You can only understand people if you feel them in yourself.
I think it is fair to say that we marketers should strive to empathize with our target customers. After all, empathy is about seeing, feeling and understanding what another person is experiencing—from their perspective. It could better lead us to discover legitimate and productive customer insights. This would even include our being able to imagine what someone else is thinking and how they might respond to a new product or planned marketing initiative. Developing empathy could enable us to better serve our target customers with products and services that they would appreciate and prefer. It would help us connect in a profoundly meaningful way to create brand loyalty.
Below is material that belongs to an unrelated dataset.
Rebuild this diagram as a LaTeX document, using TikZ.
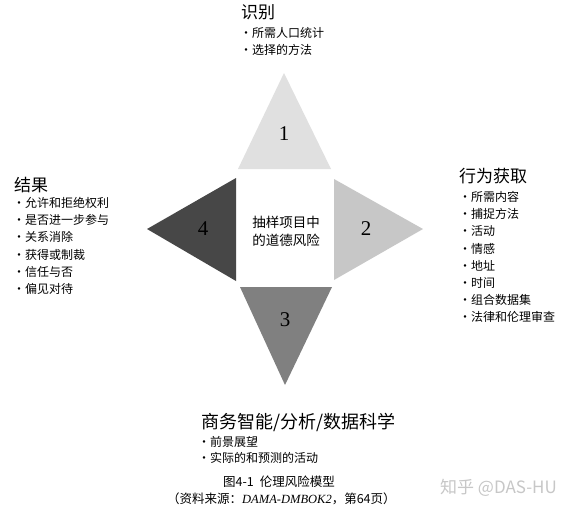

I’ve heard that reading novels boosts our empathy quotient. Learning about many different characters, the situations they encounter, how they feel about and, more importantly, manage them can provide us with valuable insights into human behavior and broaden our perspectives. However, nothing bolsters our empathy quotient and ability to relate with target customers than expanding our experiences through being and living among them. We need to join their circles, do what they do and how they do it. We need to feel what they feel. The best way that I know how to do it is not by going through reams of research data but joining in with them.
Politicians tell us they feel our pain. Well, do they really? At a breakfast meeting this morning, a friend informed me that a particular politician claimed she hadn’t driven a car since the 1990s. Instead, she has been chauffeured everywhere ever since those old days. Additionally, she has someone makeup her hair every morning. Hmmmm, how curious. Yet she may very well claim that she feels our pain and is working in our best interest. REALLY? What do politicians know of our interests if they are busy serving their own?
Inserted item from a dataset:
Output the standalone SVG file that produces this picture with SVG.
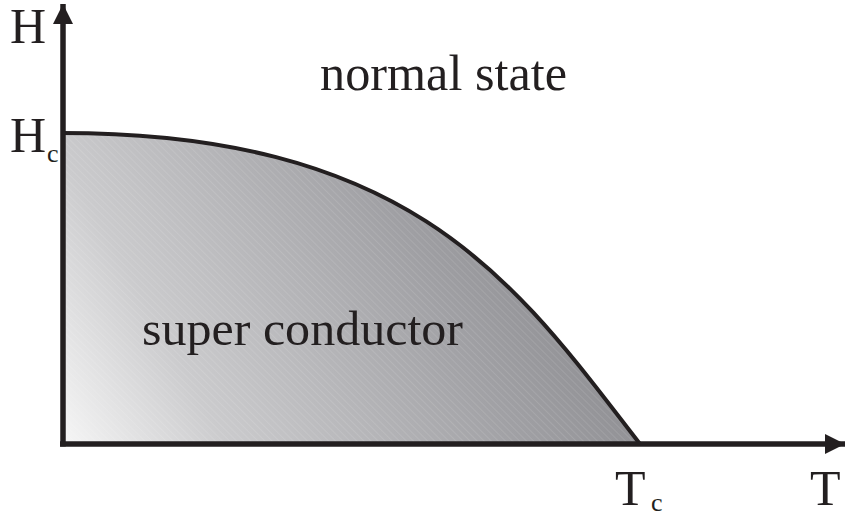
<svg xmlns="http://www.w3.org/2000/svg" width="845" height="516" viewBox="0 0 845 516">
  <defs>
    <linearGradient id="shade" gradientUnits="userSpaceOnUse" x1="62" y1="444" x2="560" y2="160">
      <stop offset="0" stop-color="#f6f6f6"/>
      <stop offset="0.25" stop-color="#cbcbcd"/>
      <stop offset="0.7" stop-color="#a0a0a4"/>
      <stop offset="1" stop-color="#88888c"/>
    </linearGradient>
    <pattern id="hatch" patternUnits="userSpaceOnUse" width="5" height="5" patternTransform="rotate(-45)">
      <line x1="0" y1="0" x2="0" y2="5" stroke="#ffffff" stroke-width="0.8" stroke-opacity="0.25"/>
    </pattern>
    <marker id="arrow" markerUnits="userSpaceOnUse" markerWidth="22" markerHeight="20" refX="20" refY="10" orient="auto">
      <path d="M0,0 L20,10 L0,20 Z" fill="#231f20"/>
    </marker>
  </defs>
  <style>
    .axis { stroke: #231f20; stroke-width: 5.5; fill: none; }
    .lbl { fill: #231f20; font-family: "Liberation Serif", "DejaVu Serif", serif; }
  </style>
  <g id="superconductor-region">
    <path d="M62,133 C420,133 520,290 640,444 L62,444 Z" fill="url(#shade)"/>
    <path d="M62,133 C420,133 520,290 640,444 L62,444 Z" fill="url(#hatch)"/>
    <text class="lbl" x="142" y="345" font-size="49" textLength="321" lengthAdjust="spacingAndGlyphs">super conductor</text>
  </g>
  <g id="normal-state">
    <text class="lbl" x="320" y="90" font-size="50" textLength="247" lengthAdjust="spacingAndGlyphs">normal state</text>
  </g>
  <g id="connectors">
    <path d="M62,133 C420,133 520,290 640,444" fill="none" stroke="#231f20" stroke-width="4"/>
    <line class="axis" x1="63" y1="446.5" x2="63" y2="4" marker-end="url(#arrow)"/>
    <line class="axis" x1="60" y1="444" x2="845" y2="444" marker-end="url(#arrow)"/>
  </g>
  <g id="labels">
    <text class="lbl" x="10" y="43" font-size="50">H</text>
    <text class="lbl" x="10" y="152" font-size="50">H</text>
    <text class="lbl" x="47" y="162" font-size="26">c</text>
    <text class="lbl" x="615" y="505" font-size="50">T</text>
    <text class="lbl" x="651" y="511" font-size="26">c</text>
    <text class="lbl" x="810" y="505" font-size="50">T</text>
  </g>
</svg>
A retired marketer, one whom I’ve respected and admired for his devotion to better understanding his brand’s target customers, used to have mock-ups of packaging for new product ideas made-up for him. He would place the packaging on retail shelves, in the appropriate section of the store, and stand apart where he could observe consumers without calling attention to himself. When consumers approached and reviewed the packaging, he would intercept them, introduce himself, and then ask questions about what drew them to the packaging. What did they think about the product idea? How might he make a product that they would prefer, etc.?
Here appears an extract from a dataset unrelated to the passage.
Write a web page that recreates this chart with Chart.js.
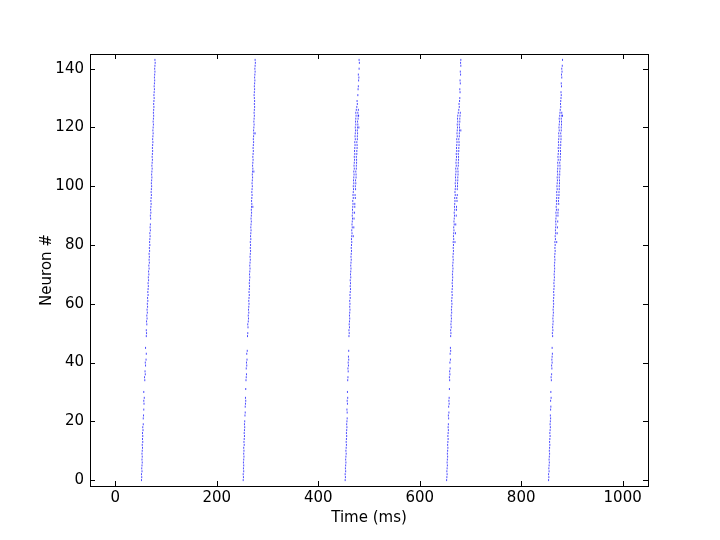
<!DOCTYPE html>
<html lang="en">
<head>
    <meta charset="UTF-8">
    <title>Raster plot</title>
    <script src="https://cdn.jsdelivr.net/npm/chart.js"></script>
    <style>
        html, body { margin: 0; padding: 0; background: #fff; }
        #wrap { width: 720px; height: 540px; }
    </style>
</head>
<body>
<div id="wrap"><canvas id="raster" width="720" height="540"></canvas></div>
<script>
// spike times (ms) per neuron, index = neuron #; null = silent, array = several spikes
const burst1 = [
    51.5, 52, 51.5, 52.5, 52, 52.5, 53, 52.5, 53, 52.5,
    53, 53.5, 53, 54, 53.5, 54, 53.5, 54.5, 54, 55,
    null, 55, 55.5, null, 56, null, 56.5, 56, 57, null,
    56, null, null, null, 58, 57.5, 59, 58.5, null, 59.5,
    59, 60.5, null, 61, null, 59.5, null, null, null, 61,
    61.5, 61, null, 62, 61.5, 62.5, 62, 63, 62.5, 63.5,
    63, 64, 63.5, 64.5, 64, 64.5, 65, 64.5, 65.5, 65,
    66, 65.5, 66.5, 66, 67, 66.5, 67, 66.5, 67.5, 67,
    68, 67.5, 68, 68.5, 68, 69, 68.5, 69, null, 69.5,
    69, 70, 69.5, 70, 70.5, 70, 70.5, 71, 70.5, 71,
    71.5, 71, 71.5, 72, 71.5, 72, 72.5, 72, 72.5, 73,
    72.5, 73, 73.5, 73, 73.5, 74, 73.5, 74, 74.5, 74,
    74.5, 75, 74.5, 75, 75.5, 75, 75.5, 76, 75.5, 76,
    76.5, 76, 76.5, 77, 76.5, 77, 77.5, 77, 77.5, 78,
    77.5, 78, 78.5, 78
];
const burst2 = [
    252, 252.5, 252, 253, 252.5, 253, 252.5, 253, 253.5, 253,
    253.5, 253, 254, 253.5, 254, 254.5, 254, 254.5, 255, 254.5,
    255, null, 255.5, 256, null, 256, 256.5, 257, 256.5, null,
    null, 257, null, null, 257.5, 258, 258.5, null, 258, 259,
    258.5, 259.5, null, 259, 260, null, null, null, null, 260.5,
    261, null, 261.5, 261, 262, 262.5, 262, 263, 262.5, 263,
    263.5, 263, 263.5, 264, 263.5, 264, 264.5, 264, 264.5, 265,
    264.5, 265, 265.5, 265, 265.5, 266, 265.5, 266, 266.5, 266,
    266.5, 266, 267, 266.5, 267, 267.5, 267, 267.5, 268, 267.5,
    268, 268.5, 268, [268.5, 271], 269, 268.5, 269, 269.5, 269, 269.5,
    270, 269.5, 270, 270.5, 270, [270.5, 273], 271, 270.5, 271, 271.5,
    271, 271.5, 272, 271.5, 272, 272.5, 272, 272.5, [273, 275.5], 272.5,
    273, 273.5, 273, 273.5, 274, 273.5, 274, 274.5, 274, 274.5,
    274, 273.5, 274, 274.5, 274, 274.5, 275, 274.5, 275, 275.5,
    275, 275.5, 276, 275.5
];
const burst3 = [
    453, 453.5, 453, 454, 453.5, 454, 454.5, 454, 454.5, 455,
    454.5, 455, 455.5, 455, 455.5, 456, 455.5, 456, 456.5, 456,
    456.5, 457, null, 457, 456.5, null, 457.5, 457, 458, null,
    457.5, null, null, null, 458, 458.5, null, 459, 458.5, 459.5,
    459, 460, 459.5, null, 460, null, null, null, null, 460.5,
    461, 460.5, 461.5, 461, 461.5, 462, 461.5, 462, 462.5, 462,
    462.5, 462, 463, 462.5, 463, 463.5, 463, 463.5, 463, 464,
    463.5, 464, 464.5, 464, 464.5, 465, 464.5, 465, 465.5, 465,
    465.5, 466, 465.5, [466, 469], 466.5, 466, [467, 470], 466.5, 467, [467.5, 470.5],
    467, [468, 471.5], 467.5, [468, 472], [468.5, 472], 468, [469, 473], [468.5, 472.5], 469, [469.5, 473.5],
    [469, 473], [470, 474], [469.5, 473.5], [470, 474.5], [470.5, 474.5], [470, 474], [471, 475], [470.5, 475], [471, 475.5], [471.5, 475.5],
    [471, 475], [472, 476], [471.5, 476], [472, 476.5], [472.5, 476.5], [472, 476], [473, 477], [472.5, 477], [473, 477.5], [473.5, 477],
    [473, 477.5, 480], [474, 478], [473.5, 477.5], [474, 478.5], [474.5, 478.5, 479.5], [474, 478], [475, 479], 476, 477, 476.5,
    null, 478, null, 478.5, 479, null, 479.5, 480, 479, null,
    480.5, null, 481, 480.5
];
const burst4 = [
    653, 653.5, 654, 653.5, 654, 654.5, 654, 654.5, 655, 654.5,
    655, 655.5, 655, 655.5, 656, 655.5, 656, 656.5, 656, 656.5,
    null, 657, 656.5, 657.5, null, 657, 658, 657.5, 658, null,
    null, 658.5, null, null, 659, 658.5, 659.5, 659, 660, null,
    659.5, 660.5, null, 660, 661, 660.5, null, null, null, 661,
    661.5, 661, 662, 661.5, 662, 662.5, 662, 663, 662.5, 663,
    663.5, 663, 663.5, 664, 663.5, 664, 664.5, 664, 664.5, 665,
    664.5, 665, 665.5, 665, 665.5, 666, 665.5, 666, 666.5, 666,
    666.5, [666, 669.5], 667, 666.5, [667, 670.5], 667.5, 667, [668, 671], 667.5, 668,
    [668.5, 672], 668, [669, 672.5], [668.5, 672.5], 669, [669.5, 673.5], [669, 673], [670, 674], 669.5, [670, 674],
    [670.5, 674.5], [670, 674.5], [671, 675], [670.5, 675], [671, 675.5], [671.5, 675.5], [671, 675], [672, 676], [671.5, 676], [672, 676.5],
    [672.5, 676.5], [672, 676], [673, 677], [672.5, 677], [673, 677.5], [673.5, 677.5], [673, 677], [674, 678], [673.5, 678], [674, 678.5, 681],
    [674.5, 678.5], [674, 678], [675, 679], [674.5, 679], [675, 679.5], [676, 680], 677, 678, 677.5, 678.5,
    679, null, 679.5, 679, null, 680, 679.5, null, 680.5, 680,
    null, 681, 680.5, 681
];
const burst5 = [
    854, 854.5, 854, 855, 854.5, 855, 855.5, 855, 855.5, 856,
    855.5, 856, 856.5, 856, 856.5, 857, 856.5, 857, 857.5, 857,
    857.5, 858, 857.5, null, 858, 858.5, null, 858, 859, null,
    858.5, null, null, null, 859.5, 859, 860, null, 860.5, 860,
    861, 860.5, 861, 861.5, null, 861, null, null, null, 862,
    861.5, 862.5, 862, 862.5, 863, 862.5, 863, 863.5, 863, 863.5,
    864, 863.5, 864, 864.5, 864, 864.5, 865, 864.5, 865, 865.5,
    865, 865.5, 866, 865.5, 866, 866.5, 866, 866.5, 867, 866.5,
    867, [866.5, 870], 867.5, 867, [868, 871], 867.5, [868, 871.5], 868.5, [868, 872], 868.5,
    [869, 872.5], [868.5, 872.5], [869.5, 873], 869, [870, 874], [869.5, 873.5], [870, 874], [870.5, 874.5], [870, 874.5], [871, 875],
    [870.5, 875], [871, 875.5], [871.5, 875.5], [871, 875], [872, 876], [871.5, 876], [872, 876.5], [872.5, 876.5], [872, 876], [873, 877],
    [872.5, 877], [873, 877.5], [873.5, 877.5], [873, 877], [874, 878], [873.5, 878], [874, 878.5], [874.5, 878.5], [874, 878], [875, 879],
    [874.5, 879], [875, 879.5], [875.5, 879.5], [875, 879], [876, 880, 881.5], [876.5, 880], 877, 878, 877.5, 878,
    878.5, 879, 878.5, null, 879.5, 879, null, 880, 879.5, 880.5,
    880, 881, null, 881.5
];

const xTicks = [0, 200, 400, 600, 800, 1000];
const yTicks = [0, 20, 40, 60, 80, 100, 120, 140];

// flatten per-neuron times into scatter points
const points = [];
[burst1, burst2, burst3, burst4, burst5].forEach(burst => {
    burst.forEach((t, neuron) => {
        if (t === null) return;
        const times = Array.isArray(t) ? t : [t];
        times.forEach(x => points.push({ x: x, y: neuron }));
    });
});

const labelFont = { family: "'DejaVu Sans', sans-serif", size: 15 };

// matplotlib style frame with inward ticks on all four sides
const framePlugin = {
    id: 'frame',
    afterDraw(chart) {
        const { ctx, chartArea: a, scales } = chart;
        ctx.save();
        ctx.strokeStyle = '#000';
        ctx.lineWidth = 1;
        const len = 5;
        ctx.beginPath();
        xTicks.forEach(v => {
            const px = Math.round(scales.x.getPixelForValue(v)) + 0.5;
            ctx.moveTo(px, a.bottom); ctx.lineTo(px, a.bottom - len);
            ctx.moveTo(px, a.top); ctx.lineTo(px, a.top + len);
        });
        yTicks.forEach(v => {
            const py = Math.round(scales.y.getPixelForValue(v)) + 0.5;
            ctx.moveTo(a.left, py); ctx.lineTo(a.left + len, py);
            ctx.moveTo(a.right, py); ctx.lineTo(a.right - len, py);
        });
        ctx.stroke();
        ctx.strokeRect(Math.round(a.left) + 0.5, Math.round(a.top) + 0.5,
            Math.round(a.right - a.left), Math.round(a.bottom - a.top));
        ctx.restore();
    }
};

new Chart(document.getElementById('raster').getContext('2d'), {
    type: 'scatter',
    data: {
        datasets: [{
            data: points,
            showLine: false,
            pointStyle: 'line',
            rotation: 90,
            pointRadius: 1,
            pointHoverRadius: 1,
            borderWidth: 1,
            borderColor: 'rgba(0, 0, 255, 0.7)',
            backgroundColor: 'rgba(0, 0, 255, 0.7)'
        }]
    },
    options: {
        responsive: false,
        animation: false,
        events: [],
        layout: { padding: { left: 0, top: 54, right: 72, bottom: 0 } },
        plugins: { legend: { display: false }, tooltip: { enabled: false } },
        scales: {
            x: {
                type: 'linear',
                min: -50,
                max: 1050,
                afterBuildTicks: s => { s.ticks = xTicks.map(v => ({ value: v })); },
                afterFit: s => { s.height = 54; },
                grid: { display: false, drawTicks: false },
                border: { display: false },
                ticks: { color: '#000', padding: 3, font: labelFont, callback: v => String(v) },
                title: { display: true, text: 'Time (ms)', color: '#000', padding: { top: 0, bottom: 13 },
                    font: labelFont }
            },
            y: {
                type: 'linear',
                min: -2,
                max: 145,
                afterBuildTicks: s => { s.ticks = yTicks.map(v => ({ value: v })); },
                afterFit: s => { s.width = 90; },
                grid: { display: false, drawTicks: false },
                border: { display: false },
                ticks: { color: '#000', padding: 6, font: labelFont, callback: v => String(v) },
                title: { display: true, text: 'Neuron #', color: '#000', padding: { top: 38, bottom: 0 },
                    font: labelFont }
            }
        }
    },
    plugins: [framePlugin]
});
</script>
</body>
</html>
I’m currently reading, AMERICAN SPARTAN – The Promise, The Mission, and The Betrayal of Special Forces Major Jim Gant. Major Gant was instrumental in the development of the counterinsurgency strategy and operational plans to combat the Taliban in Afghanistan. He believed that the way to bring freedom and peace to the Afghan people was to empower them to deal with the insurgents that terrorized and destroyed their villages and way of life. To achieve this, Major Gant believed the American military needed to gain the trust of the Afghan tribal people. He and his small team embedded themselves in the culture and way of life of the tribes he supported. He and his men dressed like them. Ate what they ate. Slept where they slept and embraced their way of life. Major Gant became a son to a tribal leader and a brother to his adopted father’s sons. The author states, “Jim had become more Pashtun than the Pashtuns.”
We need to be less like the politicians whose agenda is to promote and care for themselves. Instead, we need to be more like the retired marketer whom I’ve respected and admired and like Major Jim Gant. If you want to bolster your empathy to anticipate and better serve your target customers, become a member of the tribe. Immerse yourself, and you will come to know them far better than pouring through marketing research.